I’ve always been able to find that dark cloud surrounding the silver lining.*

* And yes, I know those front panniers should be swinging lower than an old man’s testicles over the toilet, but I didn’t have a low-rider rack that would work with disc brakes.

New year, same old dog

January 3, 2010

Today I managed a third consecutive day of outdoor cycling and field-tested my ability to fix a flat with a damaged digit. All is well. I froze my nuts off, true, but that’s nobody’s fault but my own for underestimating how much heat a fat bastard can generate riding a flat-bar cyclo-cross bike in subfreezing temperatures with a brisk north wind.

A windproof jacket would’ve been smart. Ditto full booties instead of toe covers. Hell, how ’bout staying indoors and drinking whisky out of the bottle? How many 55-year-old fat bastards do you know who are layering on the Lycra for a 90-minute ’cross-bike ride on a football Sunday when they could be in some warm pub drinking Clydesdale piss and sneaking peeks down the waitress’s blouse?

Yeah, I know. Plenty. And I was one of them. Because I am a dog with a mission — get fit enough to do the Adventure Cycling Association’s Southern Arizona Road Adventure in mid-March without embarrassing and/or killing myself.

Then I will write about it for Adventure Cyclist magazine, cash the check, and use the proceeds to buy warm clothing. Or whisky. Or both.

Sooooooooo-ee!

May 3, 2009
Don't let his sleepy expression fool you — this white guy can jump.

Don't let his sleepy expression fool you — this white guy can jump.

Could I have a mild case of the swine flu? A couple of women suggested today, after seeing me in Lycra, that I may have picked something up at the trough, as in a few too many porky pounds. And I’m married to one of them. The women, not the pounds, though of course we are close, too.
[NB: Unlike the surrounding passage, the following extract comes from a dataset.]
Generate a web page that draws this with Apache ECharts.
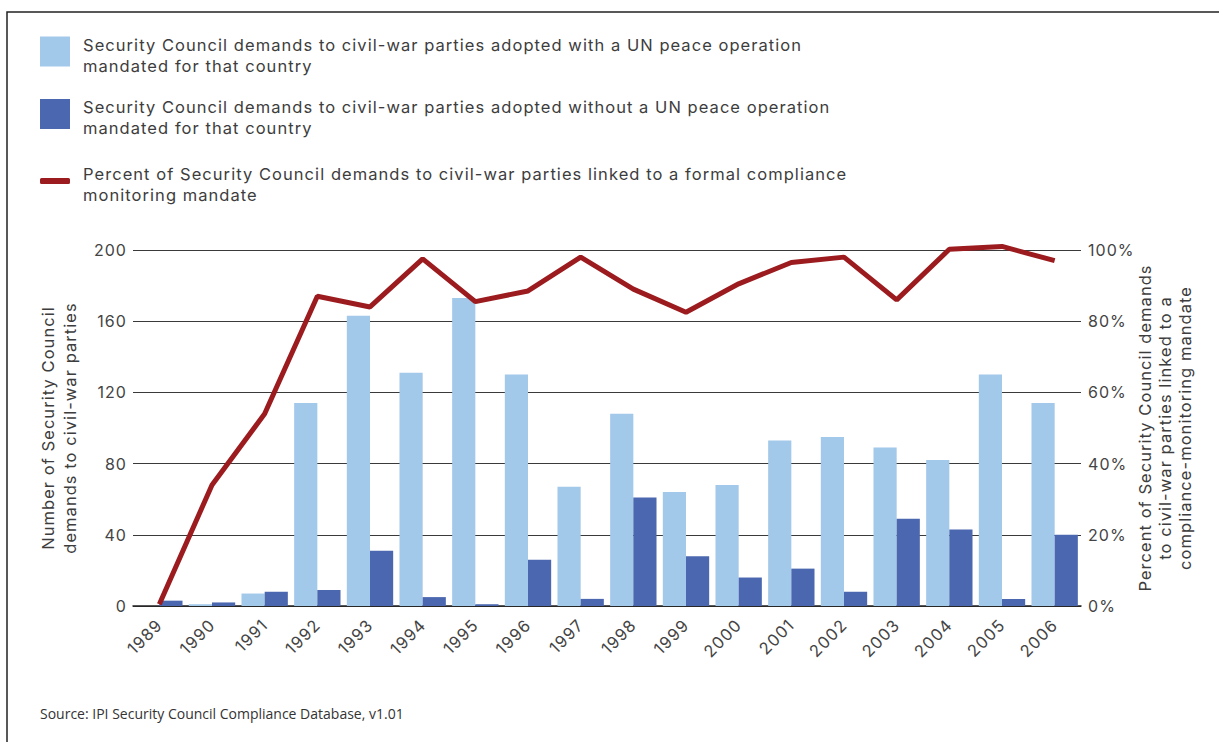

In fairness, I think Herself was just waiting for someone else to bring the subject up so she could do a riff on it, like Miles Davis and John Coltrane trading licks. It’s not as though we both had managed to overlook the fact that my girth has begun to challenge the design limitations of even the most expandable of fossil-fuel garments. When you can get an echo out of a guy’s belly button, and his kit size sports more Xs than a Jenna Jameson flick, that guy is a great fat bastard.

Call me old school. Back in the day, racers who had denied themselves various guilty pleasures throughout the long racing season (with the exception of Sean Kelly) often plastered on a few kilos during the off-season, knowing that they would either have to train them off come springtime or have Captain Ahab hunting them with harpoons, and not just for laughs, either.

So show me a little daylight and I’ll ride right through it. And before you know it, I’ll make Andy Schleck look like the Michelin Man. They say the first ton is the hardest.